What the task asks –
Exactly as written, write out the lines below from the first to the one containing "(709,780) -- cycle;", inclusive. Pictures do not belong in the copy.
>> BEGIN
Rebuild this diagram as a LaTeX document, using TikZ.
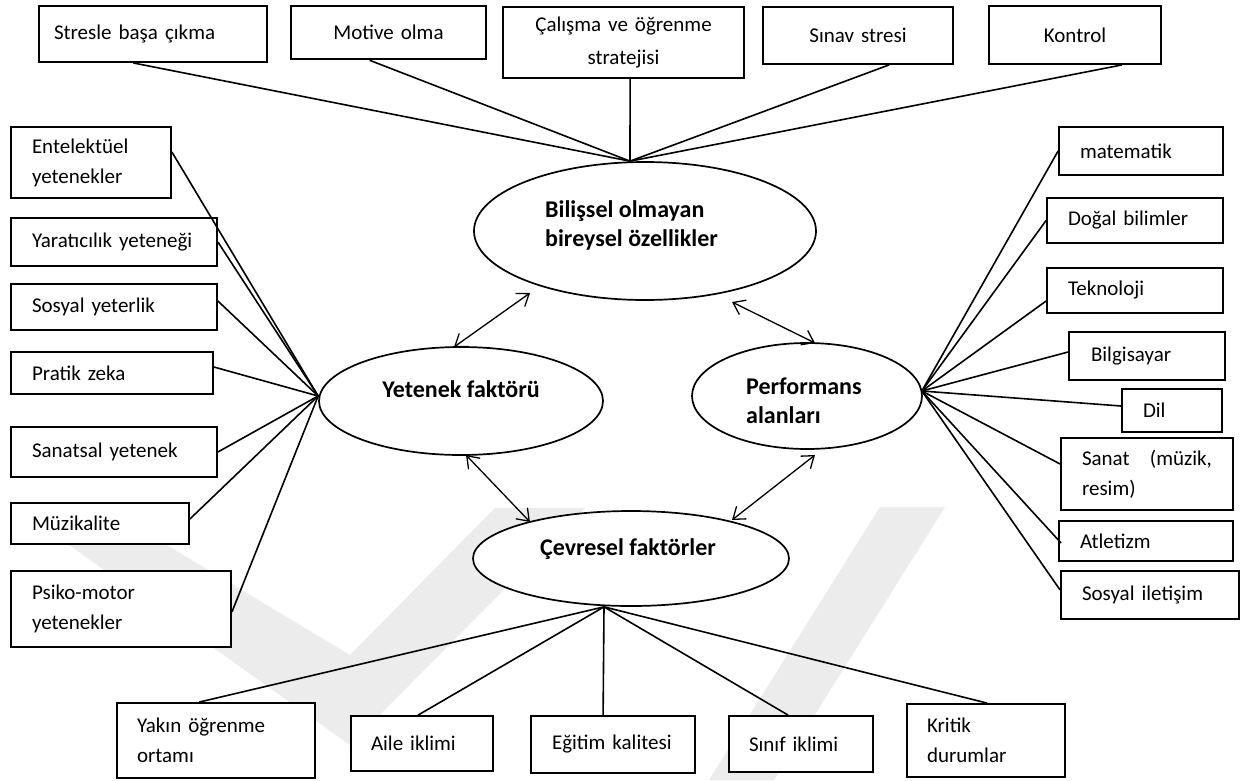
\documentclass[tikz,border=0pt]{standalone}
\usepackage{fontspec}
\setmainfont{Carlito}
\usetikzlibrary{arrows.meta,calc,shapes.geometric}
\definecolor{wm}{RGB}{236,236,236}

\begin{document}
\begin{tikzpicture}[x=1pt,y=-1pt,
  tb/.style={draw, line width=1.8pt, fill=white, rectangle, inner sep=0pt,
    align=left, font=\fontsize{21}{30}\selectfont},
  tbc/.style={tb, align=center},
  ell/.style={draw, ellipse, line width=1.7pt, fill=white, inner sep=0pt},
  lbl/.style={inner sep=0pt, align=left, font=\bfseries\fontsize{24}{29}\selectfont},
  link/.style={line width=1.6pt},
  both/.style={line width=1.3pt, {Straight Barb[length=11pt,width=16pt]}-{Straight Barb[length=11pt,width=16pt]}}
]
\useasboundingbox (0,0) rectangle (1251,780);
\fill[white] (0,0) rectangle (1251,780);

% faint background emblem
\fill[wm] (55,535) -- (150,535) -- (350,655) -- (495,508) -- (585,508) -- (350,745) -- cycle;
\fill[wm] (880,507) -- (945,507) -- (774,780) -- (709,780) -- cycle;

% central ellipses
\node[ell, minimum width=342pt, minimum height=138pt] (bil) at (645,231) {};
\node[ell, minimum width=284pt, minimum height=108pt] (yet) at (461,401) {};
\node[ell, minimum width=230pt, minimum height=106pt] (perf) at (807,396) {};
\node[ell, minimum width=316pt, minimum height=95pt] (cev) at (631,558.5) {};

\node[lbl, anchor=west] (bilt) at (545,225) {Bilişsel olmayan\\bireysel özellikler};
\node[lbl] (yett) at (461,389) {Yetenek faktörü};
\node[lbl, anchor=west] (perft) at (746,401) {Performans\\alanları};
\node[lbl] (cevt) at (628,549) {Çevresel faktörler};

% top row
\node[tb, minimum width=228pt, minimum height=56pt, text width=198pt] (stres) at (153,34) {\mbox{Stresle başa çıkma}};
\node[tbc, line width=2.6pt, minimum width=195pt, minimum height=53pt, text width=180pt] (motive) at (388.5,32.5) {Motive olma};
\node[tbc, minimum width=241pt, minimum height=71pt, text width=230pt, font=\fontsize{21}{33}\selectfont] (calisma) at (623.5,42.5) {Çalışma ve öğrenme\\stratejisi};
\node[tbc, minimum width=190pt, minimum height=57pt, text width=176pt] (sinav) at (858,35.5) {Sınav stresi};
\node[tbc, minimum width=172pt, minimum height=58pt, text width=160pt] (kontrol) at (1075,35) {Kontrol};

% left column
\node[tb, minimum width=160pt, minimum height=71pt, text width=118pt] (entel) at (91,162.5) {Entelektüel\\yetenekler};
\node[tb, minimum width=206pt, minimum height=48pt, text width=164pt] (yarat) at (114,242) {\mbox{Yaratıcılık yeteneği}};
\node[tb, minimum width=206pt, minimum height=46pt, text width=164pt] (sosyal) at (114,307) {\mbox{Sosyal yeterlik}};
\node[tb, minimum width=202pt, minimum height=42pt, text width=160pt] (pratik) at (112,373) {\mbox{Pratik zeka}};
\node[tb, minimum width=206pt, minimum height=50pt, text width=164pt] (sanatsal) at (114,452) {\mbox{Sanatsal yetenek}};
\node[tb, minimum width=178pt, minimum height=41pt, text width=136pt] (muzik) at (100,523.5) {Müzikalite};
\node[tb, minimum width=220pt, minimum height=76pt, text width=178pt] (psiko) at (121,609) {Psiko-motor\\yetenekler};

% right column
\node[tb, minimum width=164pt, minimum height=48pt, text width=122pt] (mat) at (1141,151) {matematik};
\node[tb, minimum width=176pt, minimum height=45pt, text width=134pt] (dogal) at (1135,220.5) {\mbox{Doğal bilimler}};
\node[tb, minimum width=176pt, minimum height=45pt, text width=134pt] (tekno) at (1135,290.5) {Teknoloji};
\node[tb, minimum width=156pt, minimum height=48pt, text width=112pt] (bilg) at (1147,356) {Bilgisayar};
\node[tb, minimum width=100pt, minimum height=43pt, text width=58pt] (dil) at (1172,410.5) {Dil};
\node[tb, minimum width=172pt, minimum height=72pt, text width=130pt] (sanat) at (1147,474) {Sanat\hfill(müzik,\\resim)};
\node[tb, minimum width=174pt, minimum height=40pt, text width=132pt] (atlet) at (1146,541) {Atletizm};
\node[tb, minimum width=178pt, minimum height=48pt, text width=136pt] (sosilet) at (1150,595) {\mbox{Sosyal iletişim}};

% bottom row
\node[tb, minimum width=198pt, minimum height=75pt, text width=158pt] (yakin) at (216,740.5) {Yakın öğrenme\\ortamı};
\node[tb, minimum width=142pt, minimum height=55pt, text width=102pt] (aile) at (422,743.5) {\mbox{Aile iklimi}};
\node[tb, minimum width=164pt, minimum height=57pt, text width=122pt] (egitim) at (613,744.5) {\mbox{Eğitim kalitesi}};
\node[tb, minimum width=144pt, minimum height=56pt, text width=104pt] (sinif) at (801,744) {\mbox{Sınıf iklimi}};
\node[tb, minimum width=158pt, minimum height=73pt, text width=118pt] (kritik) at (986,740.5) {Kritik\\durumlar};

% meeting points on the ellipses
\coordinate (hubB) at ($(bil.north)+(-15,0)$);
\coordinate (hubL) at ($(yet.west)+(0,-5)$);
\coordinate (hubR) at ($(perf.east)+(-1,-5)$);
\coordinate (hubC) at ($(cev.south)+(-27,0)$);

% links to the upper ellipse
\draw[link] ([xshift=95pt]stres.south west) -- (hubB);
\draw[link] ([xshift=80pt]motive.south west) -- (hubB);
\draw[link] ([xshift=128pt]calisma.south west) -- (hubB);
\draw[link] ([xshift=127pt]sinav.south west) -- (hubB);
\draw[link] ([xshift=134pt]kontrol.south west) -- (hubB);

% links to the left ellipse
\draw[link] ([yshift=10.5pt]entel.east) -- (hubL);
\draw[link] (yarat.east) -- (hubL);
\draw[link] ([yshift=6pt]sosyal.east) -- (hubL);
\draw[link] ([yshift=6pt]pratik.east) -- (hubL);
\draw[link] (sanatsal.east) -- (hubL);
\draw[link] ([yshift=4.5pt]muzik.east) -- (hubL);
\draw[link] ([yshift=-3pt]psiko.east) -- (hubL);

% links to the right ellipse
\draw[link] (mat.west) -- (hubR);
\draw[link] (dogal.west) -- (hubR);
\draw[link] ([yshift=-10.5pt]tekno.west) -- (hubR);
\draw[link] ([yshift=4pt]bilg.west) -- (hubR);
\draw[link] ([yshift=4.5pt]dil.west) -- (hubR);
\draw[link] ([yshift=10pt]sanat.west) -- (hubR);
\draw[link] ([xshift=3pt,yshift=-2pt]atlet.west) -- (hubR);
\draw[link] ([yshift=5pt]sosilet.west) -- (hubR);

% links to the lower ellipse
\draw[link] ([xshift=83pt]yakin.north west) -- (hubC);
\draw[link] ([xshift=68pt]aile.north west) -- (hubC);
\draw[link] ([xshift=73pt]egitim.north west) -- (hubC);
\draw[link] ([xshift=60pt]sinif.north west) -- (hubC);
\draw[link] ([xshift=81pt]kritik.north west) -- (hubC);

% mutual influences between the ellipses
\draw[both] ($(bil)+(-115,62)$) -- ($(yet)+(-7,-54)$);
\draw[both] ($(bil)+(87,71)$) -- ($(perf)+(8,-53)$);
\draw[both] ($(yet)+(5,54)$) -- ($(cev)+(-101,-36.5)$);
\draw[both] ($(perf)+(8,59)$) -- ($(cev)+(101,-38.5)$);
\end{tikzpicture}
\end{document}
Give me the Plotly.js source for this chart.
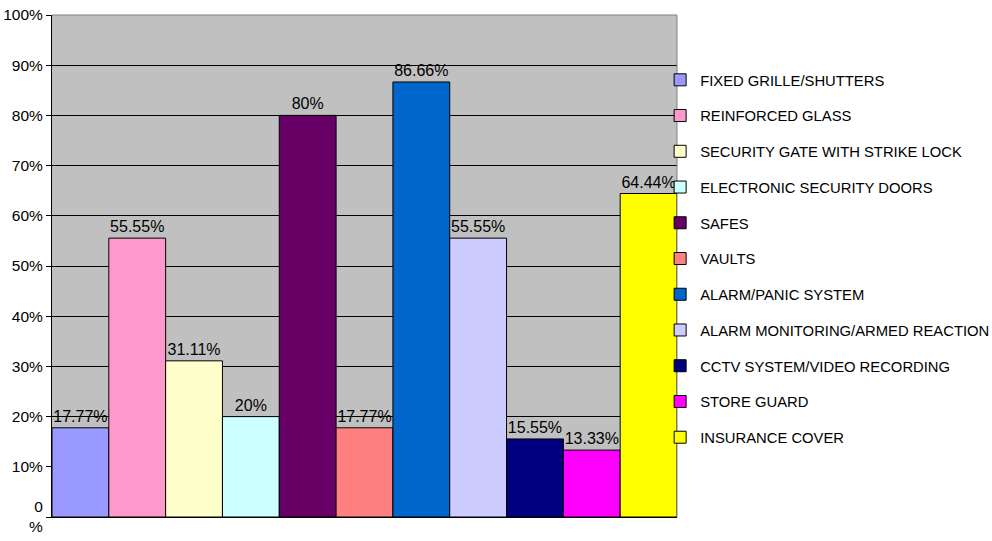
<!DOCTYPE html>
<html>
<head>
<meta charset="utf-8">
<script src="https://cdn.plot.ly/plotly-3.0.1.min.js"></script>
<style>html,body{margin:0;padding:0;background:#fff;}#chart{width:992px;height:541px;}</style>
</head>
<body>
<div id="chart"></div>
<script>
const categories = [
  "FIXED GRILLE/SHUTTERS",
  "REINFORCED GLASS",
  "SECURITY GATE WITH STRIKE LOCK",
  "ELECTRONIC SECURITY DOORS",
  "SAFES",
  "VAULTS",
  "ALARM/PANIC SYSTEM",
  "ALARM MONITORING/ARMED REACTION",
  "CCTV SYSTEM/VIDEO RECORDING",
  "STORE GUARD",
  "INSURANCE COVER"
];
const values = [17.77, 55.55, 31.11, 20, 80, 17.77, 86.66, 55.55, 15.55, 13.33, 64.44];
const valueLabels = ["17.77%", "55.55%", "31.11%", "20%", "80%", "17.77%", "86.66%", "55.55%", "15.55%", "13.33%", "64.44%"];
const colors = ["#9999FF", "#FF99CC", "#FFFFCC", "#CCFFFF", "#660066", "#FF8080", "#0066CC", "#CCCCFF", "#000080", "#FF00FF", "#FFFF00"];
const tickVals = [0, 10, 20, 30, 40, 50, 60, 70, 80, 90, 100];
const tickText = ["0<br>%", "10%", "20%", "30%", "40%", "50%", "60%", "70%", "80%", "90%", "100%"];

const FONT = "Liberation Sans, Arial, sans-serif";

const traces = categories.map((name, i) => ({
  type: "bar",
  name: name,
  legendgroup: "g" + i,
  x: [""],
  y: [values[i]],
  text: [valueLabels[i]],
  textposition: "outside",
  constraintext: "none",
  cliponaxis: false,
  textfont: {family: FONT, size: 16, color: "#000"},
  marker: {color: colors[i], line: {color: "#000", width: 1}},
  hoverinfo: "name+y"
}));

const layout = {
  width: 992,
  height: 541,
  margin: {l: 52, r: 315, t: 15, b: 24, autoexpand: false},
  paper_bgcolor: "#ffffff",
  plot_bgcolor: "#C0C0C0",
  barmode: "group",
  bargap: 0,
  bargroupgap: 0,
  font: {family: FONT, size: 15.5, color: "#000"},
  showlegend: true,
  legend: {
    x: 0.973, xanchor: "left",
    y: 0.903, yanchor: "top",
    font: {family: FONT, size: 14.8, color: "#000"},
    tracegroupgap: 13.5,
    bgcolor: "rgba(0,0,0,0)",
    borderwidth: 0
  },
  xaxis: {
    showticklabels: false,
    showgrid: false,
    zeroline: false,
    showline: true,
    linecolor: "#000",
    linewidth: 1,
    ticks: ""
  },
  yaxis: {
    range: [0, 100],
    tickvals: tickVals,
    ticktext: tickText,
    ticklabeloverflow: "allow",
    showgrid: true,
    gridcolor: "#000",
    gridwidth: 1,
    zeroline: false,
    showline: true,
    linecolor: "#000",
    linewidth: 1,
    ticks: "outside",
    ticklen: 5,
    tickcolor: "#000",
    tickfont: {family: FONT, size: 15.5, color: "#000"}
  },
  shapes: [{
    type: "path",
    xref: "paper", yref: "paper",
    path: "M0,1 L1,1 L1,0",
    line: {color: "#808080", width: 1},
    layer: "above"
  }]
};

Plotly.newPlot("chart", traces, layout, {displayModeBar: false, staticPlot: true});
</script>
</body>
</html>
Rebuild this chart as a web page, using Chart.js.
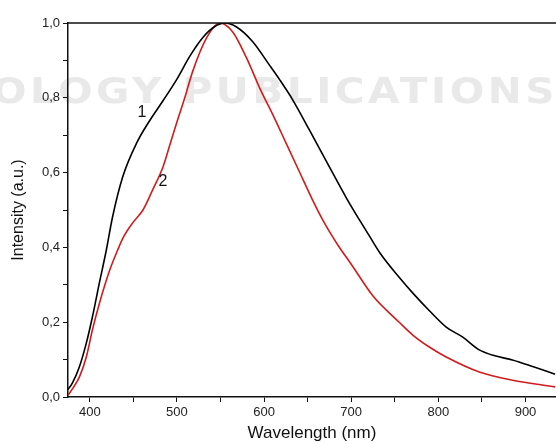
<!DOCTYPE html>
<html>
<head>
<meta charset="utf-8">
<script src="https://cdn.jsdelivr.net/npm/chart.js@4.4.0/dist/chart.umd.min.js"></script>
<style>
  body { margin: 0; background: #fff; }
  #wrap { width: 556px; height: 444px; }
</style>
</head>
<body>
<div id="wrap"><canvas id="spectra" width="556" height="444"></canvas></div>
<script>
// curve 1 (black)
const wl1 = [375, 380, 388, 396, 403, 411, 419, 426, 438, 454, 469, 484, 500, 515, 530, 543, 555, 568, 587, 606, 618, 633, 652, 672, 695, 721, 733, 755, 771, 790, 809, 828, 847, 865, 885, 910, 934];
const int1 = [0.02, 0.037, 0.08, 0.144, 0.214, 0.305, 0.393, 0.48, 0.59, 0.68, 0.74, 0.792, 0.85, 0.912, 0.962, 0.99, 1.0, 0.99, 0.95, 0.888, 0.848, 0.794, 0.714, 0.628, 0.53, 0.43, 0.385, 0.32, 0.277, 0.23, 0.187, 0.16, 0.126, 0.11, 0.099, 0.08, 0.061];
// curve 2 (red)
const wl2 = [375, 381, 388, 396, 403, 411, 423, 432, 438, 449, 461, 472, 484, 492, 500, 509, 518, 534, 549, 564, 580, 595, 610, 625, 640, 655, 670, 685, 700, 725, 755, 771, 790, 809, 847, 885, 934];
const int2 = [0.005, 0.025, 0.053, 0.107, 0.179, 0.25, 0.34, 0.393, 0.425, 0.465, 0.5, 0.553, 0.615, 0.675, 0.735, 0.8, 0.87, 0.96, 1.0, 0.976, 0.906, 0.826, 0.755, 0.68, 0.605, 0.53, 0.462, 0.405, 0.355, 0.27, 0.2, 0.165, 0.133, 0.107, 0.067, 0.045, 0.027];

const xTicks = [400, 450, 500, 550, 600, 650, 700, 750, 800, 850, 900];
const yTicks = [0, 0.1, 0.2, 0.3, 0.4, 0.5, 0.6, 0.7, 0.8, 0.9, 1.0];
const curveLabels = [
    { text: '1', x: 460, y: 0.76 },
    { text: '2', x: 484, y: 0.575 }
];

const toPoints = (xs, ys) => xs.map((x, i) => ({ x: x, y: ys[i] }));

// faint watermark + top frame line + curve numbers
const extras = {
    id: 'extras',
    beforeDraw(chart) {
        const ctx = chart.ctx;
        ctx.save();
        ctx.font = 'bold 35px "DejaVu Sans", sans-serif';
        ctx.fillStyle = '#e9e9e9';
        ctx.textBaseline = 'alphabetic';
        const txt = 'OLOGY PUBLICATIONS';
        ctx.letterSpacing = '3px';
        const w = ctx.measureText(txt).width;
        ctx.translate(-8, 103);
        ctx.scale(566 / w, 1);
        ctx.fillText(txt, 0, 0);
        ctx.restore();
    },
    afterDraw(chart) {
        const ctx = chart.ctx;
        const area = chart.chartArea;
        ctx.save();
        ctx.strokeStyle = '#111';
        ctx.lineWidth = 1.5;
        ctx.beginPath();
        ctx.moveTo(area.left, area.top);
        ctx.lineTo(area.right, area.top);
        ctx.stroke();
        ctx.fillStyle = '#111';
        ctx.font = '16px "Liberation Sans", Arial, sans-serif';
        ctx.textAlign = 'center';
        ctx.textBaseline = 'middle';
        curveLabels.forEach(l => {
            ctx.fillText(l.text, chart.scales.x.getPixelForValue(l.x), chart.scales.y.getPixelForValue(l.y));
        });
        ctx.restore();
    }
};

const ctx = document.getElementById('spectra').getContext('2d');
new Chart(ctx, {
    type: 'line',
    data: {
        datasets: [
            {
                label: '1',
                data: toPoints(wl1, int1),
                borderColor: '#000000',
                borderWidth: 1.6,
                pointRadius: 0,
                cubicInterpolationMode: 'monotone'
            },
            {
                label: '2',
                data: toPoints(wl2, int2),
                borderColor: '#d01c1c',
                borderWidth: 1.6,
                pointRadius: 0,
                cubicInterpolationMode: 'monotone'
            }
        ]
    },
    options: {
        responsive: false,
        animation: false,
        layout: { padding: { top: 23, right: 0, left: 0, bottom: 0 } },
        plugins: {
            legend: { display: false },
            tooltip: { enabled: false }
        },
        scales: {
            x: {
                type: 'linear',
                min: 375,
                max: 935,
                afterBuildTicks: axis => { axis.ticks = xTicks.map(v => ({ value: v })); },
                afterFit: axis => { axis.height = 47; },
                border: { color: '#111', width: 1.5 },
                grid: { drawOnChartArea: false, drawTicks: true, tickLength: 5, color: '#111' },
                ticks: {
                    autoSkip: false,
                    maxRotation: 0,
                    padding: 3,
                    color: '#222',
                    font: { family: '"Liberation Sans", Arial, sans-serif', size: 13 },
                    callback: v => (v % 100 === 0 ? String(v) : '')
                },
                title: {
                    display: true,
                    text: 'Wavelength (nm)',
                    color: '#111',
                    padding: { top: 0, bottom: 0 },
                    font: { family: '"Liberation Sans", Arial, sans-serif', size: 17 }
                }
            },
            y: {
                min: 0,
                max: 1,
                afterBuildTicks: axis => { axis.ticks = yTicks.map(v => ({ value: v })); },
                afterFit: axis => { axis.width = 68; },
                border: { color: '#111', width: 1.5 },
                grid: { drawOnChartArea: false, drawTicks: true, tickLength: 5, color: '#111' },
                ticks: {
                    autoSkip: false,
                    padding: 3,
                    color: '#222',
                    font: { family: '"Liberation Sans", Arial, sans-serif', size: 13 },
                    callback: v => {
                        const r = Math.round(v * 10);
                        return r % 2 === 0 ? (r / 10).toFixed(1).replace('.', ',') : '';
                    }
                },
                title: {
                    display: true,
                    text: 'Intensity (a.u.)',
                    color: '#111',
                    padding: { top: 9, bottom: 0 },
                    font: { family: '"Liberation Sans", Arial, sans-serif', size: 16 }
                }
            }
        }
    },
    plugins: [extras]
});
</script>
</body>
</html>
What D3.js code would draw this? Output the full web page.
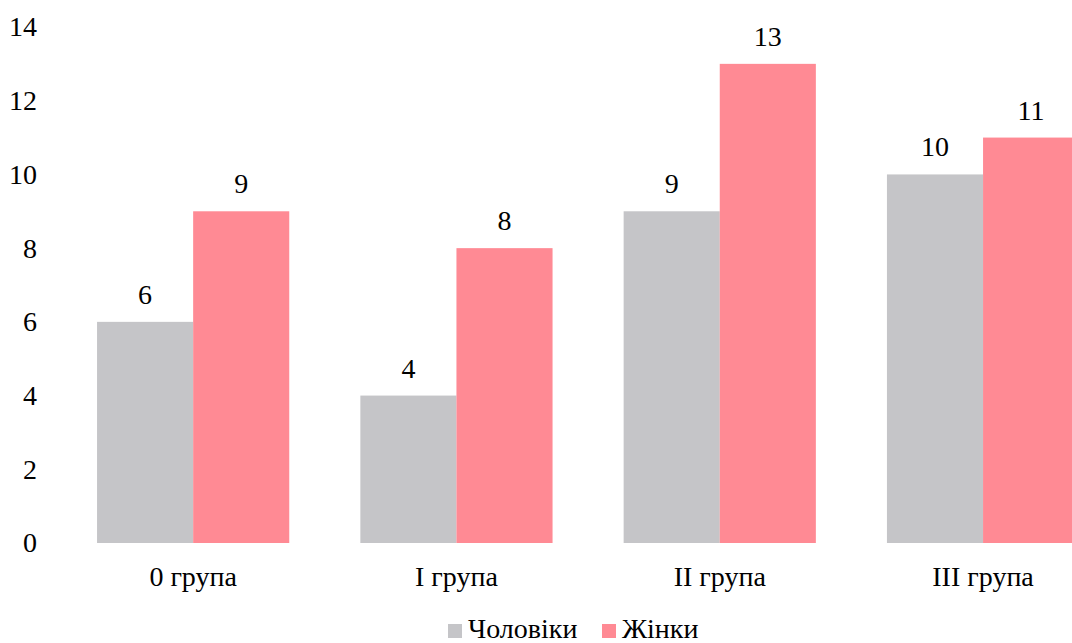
>> END
Answer to this exercise –
Rebuild this diagram as a LaTeX document, using TikZ.
\documentclass[tikz,border=0pt]{standalone}
\usepackage{fontspec}
\setmainfont{Carlito}
\usetikzlibrary{arrows.meta,calc,shapes.geometric}
\definecolor{wm}{RGB}{236,236,236}

\begin{document}
\begin{tikzpicture}[x=1pt,y=-1pt,
  tb/.style={draw, line width=1.8pt, fill=white, rectangle, inner sep=0pt,
    align=left, font=\fontsize{21}{30}\selectfont},
  tbc/.style={tb, align=center},
  ell/.style={draw, ellipse, line width=1.7pt, fill=white, inner sep=0pt},
  lbl/.style={inner sep=0pt, align=left, font=\bfseries\fontsize{24}{29}\selectfont},
  link/.style={line width=1.6pt},
  both/.style={line width=1.3pt, {Straight Barb[length=11pt,width=16pt]}-{Straight Barb[length=11pt,width=16pt]}}
]
\useasboundingbox (0,0) rectangle (1251,780);
\fill[white] (0,0) rectangle (1251,780);

% faint background emblem
\fill[wm] (55,535) -- (150,535) -- (350,655) -- (495,508) -- (585,508) -- (350,745) -- cycle;
\fill[wm] (880,507) -- (945,507) -- (774,780) -- (709,780) -- cycle;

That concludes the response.